The below tragic suicide report was sent to NewsLanc by one of our contributors.
In the state of Oregon and elsewhere in the world, there are provisions for the chronically ill and elderly to terminate their lives without jumping out of hospital windows.
Why do we treat those with good and valid reasons for passing from life in a peaceful manner, possibly surrounded by love ones, as though they are little children who must be protected from running across the street?
“At about 4:30 pm, Wednesday, August 5th, Officers of the Lancaster City Bureau of Police were dispatched to Lancaster General Hospital for the report of an individual who had fallen from an 8th floor window. Officers and Detectives responded to the scene, spoke to hospital personnel, as well as other witnesses and it was determined that a patient, a 70 year old Lancaster County man, had apparently jumped through the 8th floor window of his room and fell approximately four floors to a roof below.
“The patient was in the presence of medical personnel at the time this took place and the patient was immediately rushed into the Trauma Unit for emergency medical treatment. However, unfortunately attempts at resuscitation were not successful and the patient was pronounced deceased a short time later.
“Out of respect for the patient’s family and loved ones, the identity of the patient is not being released and no further information is available at this time.”

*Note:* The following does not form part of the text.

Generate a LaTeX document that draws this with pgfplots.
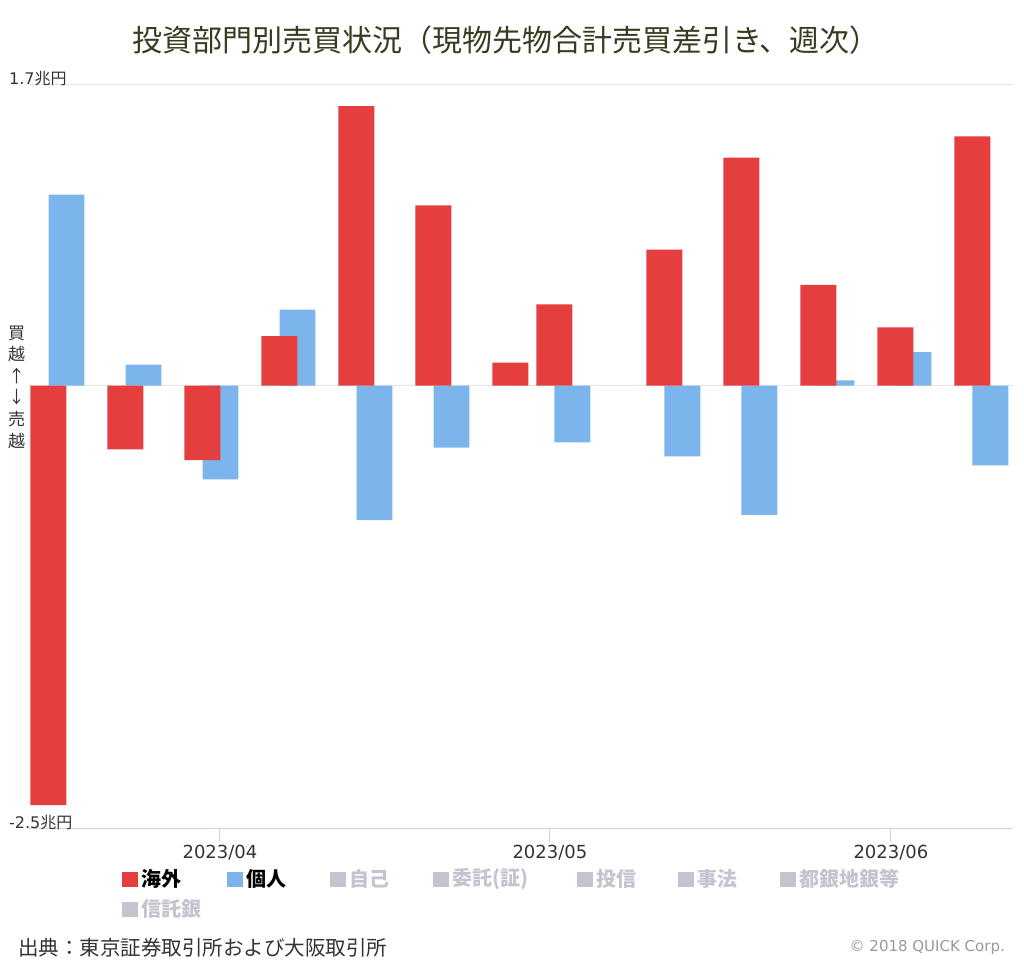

Although the state of Oregon allows for assisted suicide, such is not in the public’s best interest. The family and friends of the person who is conically ill needs to learn from the person that is suffering what grace he or she has in enduring with in dying. It is easy to just throw in the towel, but all we learn from that is that they were a quitter, and that life is meaningless. It desensitizes us to value in existing. Pets on the other hand can teach us nothing through suffering as they can’t discuss where they hurt or why.
I don’t understand the previous commenter’s angle. You’re insisting that someone in perhaps excruciating pain from a terminal illness be kept alive, either artificially or by deprivation of the means of freeing themselves from their pain, so that YOU might learn something from their suffering? I find it tremendously insensitive and immature to call such persons “quitters.” To be sure, there ARE legitimate concerns. We need to be absolutely certain that it’s what the person wants and that the decision is made with some soundness of mind. But then we can get into a debate about whether someone is in their right mind when they decide that they don’t want to live anymore. But who are you to say that they’re not? There has to be some respect for individual autonomy here. It’s your life. Shouldn’t you have control over whether you would like to end it or not? On what basis does the state deny patients and their doctors this option? Just as putting down a pet is sometimes the “humane” thing to do, so it is with the end of life and terminal illness. It’s true that we have to be sure that it’s what the person wants or would have wanted. We don’t want to create the easily imaginable circumstance in which people try to “off” their parents or grandparents, or put pressure on them to make the decision themselves, for financial reasons. But I do think that it’s ultimately up to the individual. No one is obligated to stay alive and suffer for your spiritual enlightenment. It’s their life. It’s their pain.
I don’t know that it’s clear that the man in this case intended to commit suicide. Probably. But it’s just as possible for a medical patient to become delirious.